___ Given material

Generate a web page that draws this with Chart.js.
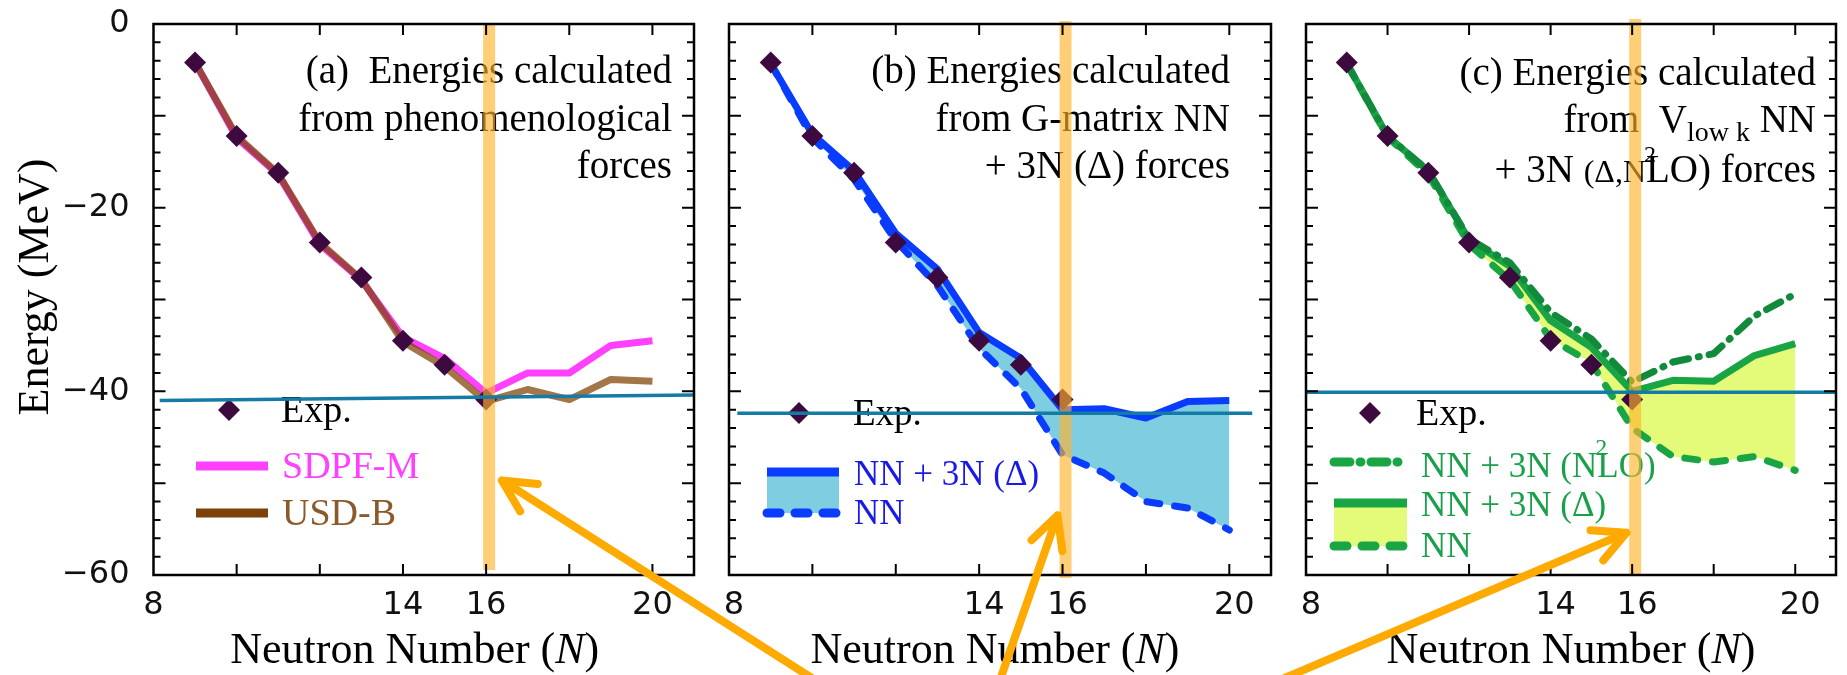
<!DOCTYPE html>
<html>
<head>
<meta charset="utf-8">
<script src="https://cdn.jsdelivr.net/npm/chart.js@4.4.1/dist/chart.umd.min.js"></script>
<style>
  body { margin: 0; background: #fff; width: 1847px; height: 675px; overflow: hidden; position: relative; }
  canvas { position: absolute; top: 0; }
</style>
</head>
<body>
<canvas id="panelA" width="712" height="675" style="left:0px"></canvas>
<canvas id="panelB" width="577" height="675" style="left:712px"></canvas>
<canvas id="panelC" width="558" height="675" style="left:1289px"></canvas>
<canvas id="arrows" width="1847" height="675" style="left:0px; pointer-events:none"></canvas>
<script>
// Oxygen isotopes: energies relative to 16O, N = 9 ... 20
const neutrons = [9, 10, 11, 12, 13, 14, 15, 16, 17, 18, 19, 20];
const expEnergy = [-4.2, -12.2, -16.2, -23.8, -27.6, -34.5, -37.1, -40.9];

// (a) phenomenological interactions
const sdpfmEnergy = [-4.2, -12.4, -16.4, -24.0, -27.9, -34.1, -36.4, -40.2, -38.0, -38.0, -35.0, -34.5];
const usdbEnergy  = [-4.2, -12.2, -16.3, -23.8, -27.8, -34.6, -37.3, -41.1, -39.8, -40.9, -38.7, -38.9];

// (b) G-matrix NN, with and without the Delta 3N forces
const gNN3NEnergy = [-4.3, -12.0, -16.0, -22.8, -26.7, -33.6, -36.4, -42.0, -41.9, -42.9, -41.1, -41.0];
const gNNEnergy   = [-4.3, -12.4, -16.9, -23.6, -28.5, -35.3, -39.7, -46.9, -48.9, -52.0, -52.7, -55.1];

// (c) Vlowk NN, with N2LO or Delta 3N forces
const vN2LOEnergy  = [-4.3, -12.2, -16.0, -23.4, -26.0, -31.4, -34.3, -39.0, -36.8, -35.9, -31.8, -29.4];
const vDeltaEnergy = [-4.3, -12.2, -16.0, -23.5, -26.4, -32.3, -35.2, -40.0, -38.8, -38.9, -36.1, -34.8];
const vNNEnergy    = [-4.3, -12.3, -16.4, -24.0, -27.9, -34.3, -36.9, -44.0, -47.1, -47.7, -47.1, -48.6];

// horizontal guide lines through each panel
const refLineA = [{x: 8.15, y: -41.0}, {x: 21, y: -40.4}];
const refLineB = [{x: 8.2, y: -42.4}, {x: 20.55, y: -42.4}];
const refLineC = [{x: 8, y: -40.1}, {x: 21, y: -40.1}];

const xTickLabels = [8, 14, 16, 20];
const yTickLabels = [0, -20, -40, -60];

const serif = "'Liberation Serif', 'Times New Roman', serif";
const sans = "'DejaVu Sans', Verdana, sans-serif";

const expColor = '#3c0a3f';
const refColor = '#147aa6';
const magenta = '#ff40ff';
const brown = 'rgba(128,64,0,0.72)';
const blue = '#0a3cff';
const blueText = '#1a1ae6';
const greenSolid = '#19a544';
const greenDark = '#128a3c';
const greenText = '#19a04b';
const lineDash = [13, 15];
const dashDot = [16, 10, 1, 10];

const pts = ys => ys.map((y, i) => ({x: neutrons[i], y: y}));

function segFont(s, base) {
    return (s.italic ? 'italic ' : '') + (s.size || base) + 'px ' + serif;
}

// draws a run of text pieces (sub/superscripts, italics) on one baseline
function drawRich(ctx, segs, x, y, align, color, base) {
    let w = 0;
    segs.forEach(s => {
        ctx.font = segFont(s, base);
        s.w = s.skip ? 0 : ctx.measureText(s.t).width;
        w += s.w;
    });
    let cx = align === 'right' ? x - w : align === 'center' ? x - w / 2 : x;
    ctx.fillStyle = color;
    ctx.textAlign = 'left';
    ctx.textBaseline = 'alphabetic';
    segs.forEach(s => {
        ctx.font = segFont(s, base);
        ctx.fillText(s.t, cx + (s.dx || 0), y + (s.dy || 0));
        cx += s.w;
    });
}

const panelDecor = {
    id: 'panelDecor',
    beforeDatasetsDraw(chart, args, o) {
        const ctx = chart.ctx;
        const a = chart.chartArea;
        ctx.save();
        // caption in the upper right corner
        o.notes.forEach(n => drawRich(ctx, n.segs, a.right - o.noteRight, n.y, 'right', '#000', 39));
        // legend, positioned relative to the plot area
        o.legend.forEach(it => {
            if (it.type === 'diamond') {
                const r = 11;
                const x = a.left + it.x, y = a.top + it.y;
                ctx.fillStyle = expColor;
                ctx.beginPath();
                ctx.moveTo(x, y - r); ctx.lineTo(x + r, y); ctx.lineTo(x, y + r); ctx.lineTo(x - r, y);
                ctx.closePath();
                ctx.fill();
            } else if (it.type === 'box') {
                ctx.fillStyle = it.color;
                ctx.fillRect(a.left + it.x1, a.top + it.y1, it.x2 - it.x1, it.y2 - it.y1);
            } else if (it.type === 'line') {
                ctx.strokeStyle = it.color;
                ctx.lineWidth = it.width || 9;
                ctx.lineCap = it.dash ? 'round' : 'butt';
                ctx.setLineDash(it.dash || []);
                ctx.beginPath();
                ctx.moveTo(a.left + it.x1, a.top + it.y);
                ctx.lineTo(a.left + it.x2, a.top + it.y);
                ctx.stroke();
                ctx.setLineDash([]);
            } else if (it.type === 'text') {
                drawRich(ctx, it.segs, a.left + it.x, a.top + it.y, 'left', it.color, it.size);
            }
        });
        ctx.restore();
    },
    afterDatasetDraw(chart, args, o) {
        // orange band at N = 16, laid over the points but under the guide line
        if (args.index !== 1) return;
        const ctx = chart.ctx;
        const a = chart.chartArea;
        const cx = chart.scales.x.getPixelForValue(16) + 3;
        ctx.save();
        ctx.fillStyle = 'rgba(255,180,44,0.64)';
        ctx.fillRect(cx - 6, a.top + o.bandTop, 12, a.bottom - a.top - o.bandTop + o.bandBottom);
        ctx.restore();
    },
    afterDraw(chart, args, o) {
        const ctx = chart.ctx;
        const a = chart.chartArea;
        const xs = chart.scales.x, ys = chart.scales.y;
        ctx.save();
        // frame with inward ticks on all four sides
        ctx.strokeStyle = '#000';
        ctx.lineWidth = 2.5;
        ctx.strokeRect(a.left, a.top, a.right - a.left, a.bottom - a.top);
        ctx.lineWidth = 2;
        ctx.beginPath();
        for (let n = 10; n <= 20; n += 2) {
            const px = xs.getPixelForValue(n);
            ctx.moveTo(px, a.bottom); ctx.lineTo(px, a.bottom - 11);
            ctx.moveTo(px, a.top); ctx.lineTo(px, a.top + 11);
        }
        for (let e = -58; e <= -2; e += 2) {
            const py = ys.getPixelForValue(e);
            const len = e % 10 === 0 ? 12 : 7;
            ctx.moveTo(a.left, py); ctx.lineTo(a.left + len, py);
            ctx.moveTo(a.right, py); ctx.lineTo(a.right - len, py);
        }
        ctx.stroke();

        // axis titles
        drawRich(ctx, [{t: 'Neutron Number ('}, {t: 'N', italic: true}, {t: ')'}],
            (a.left + a.right) / 2 + o.titleShift, 663, 'center', '#000', 44);
        if (o.yTitle) {
            ctx.translate(48, 287);
            ctx.rotate(-Math.PI / 2);
            ctx.font = '44px ' + serif;
            ctx.fillStyle = '#000';
            ctx.textAlign = 'center';
            ctx.textBaseline = 'alphabetic';
            ctx.fillText('Energy (MeV)', 0, 0);
        }
        ctx.restore();
    }
};

function lineSet(data, color, extra) {
    return Object.assign({
        data: data,
        borderColor: color,
        borderWidth: 7,
        pointRadius: 0,
        tension: 0,
        fill: false,
        borderJoinStyle: 'round'
    }, extra || {});
}

function expSet() {
    return {
        data: pts(expEnergy),
        showLine: false,
        pointStyle: 'rectRot',
        pointRadius: 11,
        pointBackgroundColor: expColor,
        pointBorderWidth: 0
    };
}

function refSet(data) {
    return {data: data, borderColor: refColor, borderWidth: 3.5, pointRadius: 0, fill: false};
}

function makePanel(id, datasets, decor, showY, padding, labelShift) {
    return new Chart(document.getElementById(id).getContext('2d'), {
        type: 'line',
        data: {datasets: datasets},
        options: {
            responsive: false,
            animation: false,
            layout: {padding: padding},
            plugins: {
                legend: {display: false},
                tooltip: {enabled: false},
                panelDecor: decor
            },
            scales: {
                x: {
                    type: 'linear', min: 8, max: 21,
                    grid: {display: false, drawTicks: false},
                    border: {display: false},
                    afterBuildTicks: s => { s.ticks = xTickLabels.map(v => ({value: v})); },
                    afterFit: s => { s.height = 100; s.paddingLeft = 0; s.paddingRight = 0; },
                    ticks: {
                        font: {family: sans, size: 32}, color: '#111', padding: 11,
                        maxRotation: 0, autoSkip: false, labelOffset: labelShift
                    }
                },
                y: {
                    display: showY, min: -60, max: 0,
                    grid: {display: false, drawTicks: false},
                    border: {display: false},
                    afterBuildTicks: s => { s.ticks = yTickLabels.map(v => ({value: v})); },
                    afterFit: s => {
                        s.width = showY ? 153.5 : 0;
                        s.paddingTop = 0; s.paddingBottom = 0;
                    },
                    ticks: {
                        font: {family: sans, size: 32}, color: '#111', padding: 24,
                        callback: v => v < 0 ? '\u2212' + Math.abs(v) : String(v)
                    }
                }
            }
        },
        plugins: [panelDecor]
    });
}

const chartA = makePanel('panelA', [
    refSet(refLineA),
    expSet(),
    lineSet(pts(usdbEnergy), brown),
    lineSet(pts(sdpfmEnergy), magenta)
], {
    noteRight: 22,
    notes: [
        {y: 83, segs: [{t: '(a)  Energies calculated'}]},
        {y: 131, segs: [{t: 'from phenomenological'}]},
        {y: 178, segs: [{t: 'forces'}]}
    ],
    legend: [
        {type: 'diamond', x: 75.5, y: 386},
        {type: 'text', x: 127.5, y: 398, size: 38, color: '#000', segs: [{t: 'Exp.'}]},
        {type: 'line', x1: 42.5, x2: 114.5, y: 442, color: magenta},
        {type: 'text', x: 128.5, y: 454, size: 38, color: magenta, segs: [{t: 'SDPF-M'}]},
        {type: 'line', x1: 42.5, x2: 114.5, y: 489, color: '#7d4208'},
        {type: 'text', x: 128.5, y: 501, size: 38, color: '#8c5a2a', segs: [{t: 'USD-B'}]}
    ],
    bandTop: 0, bandBottom: -5, titleShift: -9, yTitle: true
}, true, {top: 24, right: 18, left: 0, bottom: 0}, 0);

// the dashed NN curve comes before the filled curve so it is drawn above the fill
const chartB = makePanel('panelB', [
    refSet(refLineB),
    expSet(),
    lineSet(pts(gNNEnergy), blue, {borderDash: lineDash, borderCapStyle: 'round'}),
    lineSet(pts(gNN3NEnergy), blue, {fill: 2, backgroundColor: '#7fcde0'})
], {
    noteRight: 41,
    notes: [
        {y: 83, segs: [{t: '(b) Energies calculated'}]},
        {y: 131, segs: [{t: 'from G-matrix NN'}]},
        {y: 178, segs: [{t: '+ 3N (\u0394) forces'}]}
    ],
    legend: [
        {type: 'diamond', x: 70, y: 389},
        {type: 'text', x: 124, y: 401, size: 37, color: '#000', segs: [{t: 'Exp.'}]},
        {type: 'box', x1: 38, x2: 110, y1: 448, y2: 489, color: '#7fcde0'},
        {type: 'line', x1: 38, x2: 110, y: 448, color: blue},
        {type: 'line', x1: 38, x2: 110, y: 489, color: blue, dash: lineDash},
        {type: 'text', x: 125, y: 461, size: 35, color: blueText, segs: [{t: 'NN + 3N (\u0394)'}]},
        {type: 'text', x: 125, y: 500, size: 35, color: blueText, segs: [{t: 'NN'}]}
    ],
    bandTop: -3, bandBottom: 3, titleShift: -5, yTitle: false
}, false, {top: 24, right: 18, left: 17, bottom: 0}, 5);

const chartC = makePanel('panelC', [
    refSet(refLineC),
    expSet(),
    lineSet(pts(vN2LOEnergy), greenDark, {borderDash: dashDot, borderCapStyle: 'round'}),
    lineSet(pts(vNNEnergy), greenSolid, {borderDash: lineDash, borderCapStyle: 'round'}),
    lineSet(pts(vDeltaEnergy), greenSolid, {fill: 3, backgroundColor: '#e4fb7a'})
], {
    noteRight: 20,
    notes: [
        {y: 85, segs: [{t: '(c) Energies calculated'}]},
        {y: 132, segs: [{t: 'from  V'}, {t: 'low k', size: 28, dy: 9}, {t: ' NN'}]},
        {y: 182, segs: [{t: '+ 3N '}, {t: '(\u0394,N', size: 32}, {t: '2', size: 24, dy: -20, dx: -2, skip: true}, {t: 'LO) forces'}]}
    ],
    legend: [
        {type: 'diamond', x: 64, y: 389},
        {type: 'text', x: 110, y: 401, size: 38, color: '#000', segs: [{t: 'Exp.'}]},
        {type: 'line', x1: 28, x2: 101, y: 438, color: greenSolid, dash: dashDot},
        {type: 'text', x: 115, y: 453, size: 35, color: greenText,
            segs: [{t: 'NN + 3N (N'}, {t: '2', size: 24, dy: -22, dx: -2, skip: true}, {t: 'LO)'}]},
        {type: 'box', x1: 28, x2: 101, y1: 479, y2: 522, color: '#e4fb7a'},
        {type: 'line', x1: 28, x2: 101, y: 479, color: greenSolid},
        {type: 'line', x1: 28, x2: 101, y: 522, color: greenSolid, dash: lineDash},
        {type: 'text', x: 115, y: 492, size: 35, color: greenText, segs: [{t: 'NN + 3N (\u0394)'}]},
        {type: 'text', x: 115, y: 533, size: 35, color: greenText, segs: [{t: 'NN'}]}
    ],
    bandTop: -5, bandBottom: 0, titleShift: 0, yTitle: false
}, false, {top: 24, right: 1, left: 17, bottom: 0}, 5);

// orange arrows from the bottom edge pointing at the N = 16 band of each panel
function drawArrows() {
    const ctx = document.getElementById('arrows').getContext('2d');
    const targets = [
        {chart: chartA, left: 0, n: 16.38, e: -49.7, tail: [815, 680]},
        {chart: chartB, left: 712, n: 15.88, e: -53.5, tail: [1000, 680]},
        {chart: chartC, left: 1289, n: 15.86, e: -55.4, tail: [1280, 680]}
    ];
    ctx.strokeStyle = '#ffaa00';
    ctx.lineWidth = 8;
    ctx.lineCap = 'round';
    ctx.lineJoin = 'round';
    targets.forEach(t => {
        const hx = t.left + t.chart.scales.x.getPixelForValue(t.n);
        const hy = t.chart.scales.y.getPixelForValue(t.e);
        const ang = Math.atan2(hy - t.tail[1], hx - t.tail[0]);
        const len = 36, spread = 0.47;
        ctx.beginPath();
        ctx.moveTo(t.tail[0], t.tail[1]);
        ctx.lineTo(hx, hy);
        ctx.moveTo(hx - len * Math.cos(ang - spread), hy - len * Math.sin(ang - spread));
        ctx.lineTo(hx, hy);
        ctx.lineTo(hx - len * Math.cos(ang + spread), hy - len * Math.sin(ang + spread));
        ctx.stroke();
    });
}
drawArrows();
</script>
</body>
</html>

______

• Direction:
Would you reproduce the lines above, from the very first through the line containing "-47.7, -47.1, -48.6];", exactly and without the pictures?

• Solved problem:
Generate a web page that draws this with Chart.js.
<!DOCTYPE html>
<html>
<head>
<meta charset="utf-8">
<script src="https://cdn.jsdelivr.net/npm/chart.js@4.4.1/dist/chart.umd.min.js"></script>
<style>
  body { margin: 0; background: #fff; width: 1847px; height: 675px; overflow: hidden; position: relative; }
  canvas { position: absolute; top: 0; }
</style>
</head>
<body>
<canvas id="panelA" width="712" height="675" style="left:0px"></canvas>
<canvas id="panelB" width="577" height="675" style="left:712px"></canvas>
<canvas id="panelC" width="558" height="675" style="left:1289px"></canvas>
<canvas id="arrows" width="1847" height="675" style="left:0px; pointer-events:none"></canvas>
<script>
// Oxygen isotopes: energies relative to 16O, N = 9 ... 20
const neutrons = [9, 10, 11, 12, 13, 14, 15, 16, 17, 18, 19, 20];
const expEnergy = [-4.2, -12.2, -16.2, -23.8, -27.6, -34.5, -37.1, -40.9];

// (a) phenomenological interactions
const sdpfmEnergy = [-4.2, -12.4, -16.4, -24.0, -27.9, -34.1, -36.4, -40.2, -38.0, -38.0, -35.0, -34.5];
const usdbEnergy  = [-4.2, -12.2, -16.3, -23.8, -27.8, -34.6, -37.3, -41.1, -39.8, -40.9, -38.7, -38.9];

// (b) G-matrix NN, with and without the Delta 3N forces
const gNN3NEnergy = [-4.3, -12.0, -16.0, -22.8, -26.7, -33.6, -36.4, -42.0, -41.9, -42.9, -41.1, -41.0];
const gNNEnergy   = [-4.3, -12.4, -16.9, -23.6, -28.5, -35.3, -39.7, -46.9, -48.9, -52.0, -52.7, -55.1];

// (c) Vlowk NN, with N2LO or Delta 3N forces
const vN2LOEnergy  = [-4.3, -12.2, -16.0, -23.4, -26.0, -31.4, -34.3, -39.0, -36.8, -35.9, -31.8, -29.4];
const vDeltaEnergy = [-4.3, -12.2, -16.0, -23.5, -26.4, -32.3, -35.2, -40.0, -38.8, -38.9, -36.1, -34.8];
const vNNEnergy    = [-4.3, -12.3, -16.4, -24.0, -27.9, -34.3, -36.9, -44.0, -47.1, -47.7, -47.1, -48.6];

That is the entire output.